President Donald Trump's antipathy to immigration is matched only by his disdain for his predecessor's executive orders. Deferred Action for Childhood Arrivals, or DACA, was established under former President Barack Obama, allowing some individuals brought into the United States as children to be eligible for work programs and shielded from deportation, and has long been targeted by Trump.

But those efforts suffered another setback today, as the Ninth Circuit Court of Appeals ruled that the Trump administration must continue the program, calling its attempts to rescind DACA "arbitrary and capricious under settled law."

Cruelty vs. Contributions

"It is no hyperbole to say that Dulce Garcia embodies the American dream," began Judge Kim Wardlaw, recounting the tale of an attorney with a thriving law practice in San Diego who was brought to the country as a 4-year-old. "Recognizing the cruelty and wastefulness of deporting productive young people to countries with which they have no ties, the Secretary of Homeland Security announced a policy in 2012 that would provide some relief to individuals like Garcia, while allowing our communities to continue to benefit from their contributions."

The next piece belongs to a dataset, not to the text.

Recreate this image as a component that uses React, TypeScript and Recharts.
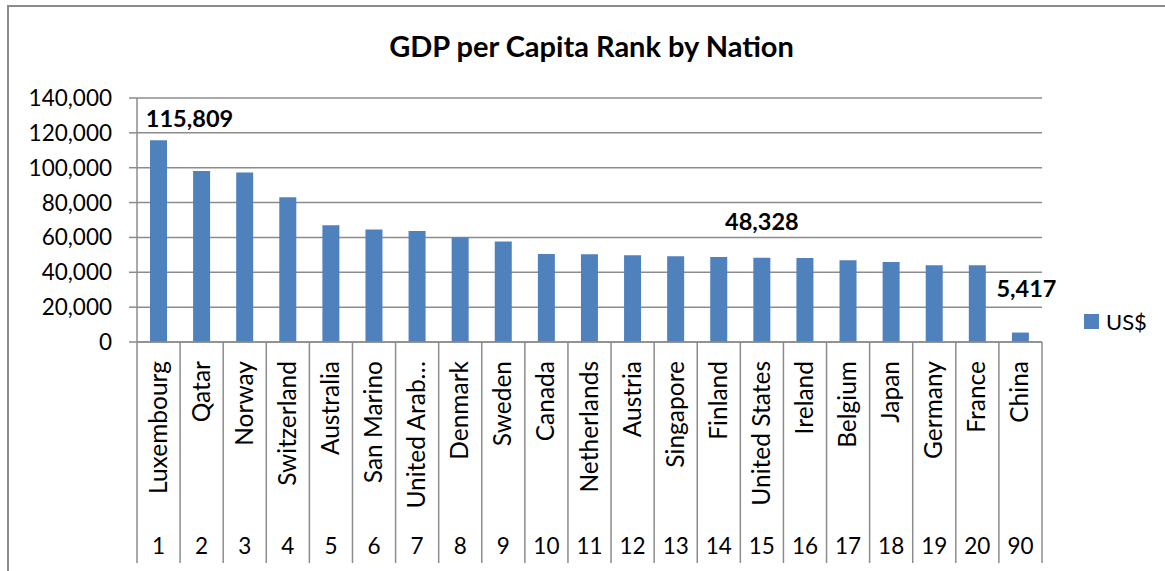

In fact, for immigrants to be eligible for protection under DACA, they must:

  • Have entered the U.S. before their 16th birthday and prior to June 2007;
  • Be currently in school, a high school graduate or be honorably discharged from the military;
  • Be under the age of 31 as of June 15, 2012; and
  • Not have been convicted of a felony, significant misdemeanor or three other misdemeanors, or otherwise pose a threat to national security.

And even then, approval of an application is not guaranteed. DACA, as currently constructed, does not provide permanent lawful status, a path to citizenship, or make recipients eligible for federal welfare or student aid. DACA applications must also be renewed every 2 years.

Rights vs. Reasons

Interestingly, the court did not say that the Trump administration couldn't rescind DACA, only that its legal reasoning wasn't sound. "To be clear: we do not hold that DACA could not be rescinded as an exercise of executive branch discretion," Wardlaw wrote. "We hold only that here, where the executive did not make a discretionary choice to end DACA -- but rather acted based on an erroneous view of what the law required -- the rescission was arbitrary and capricious under settled law." So DACA's future remains uncertain, though this case is almost certainly headed to the Supreme Court.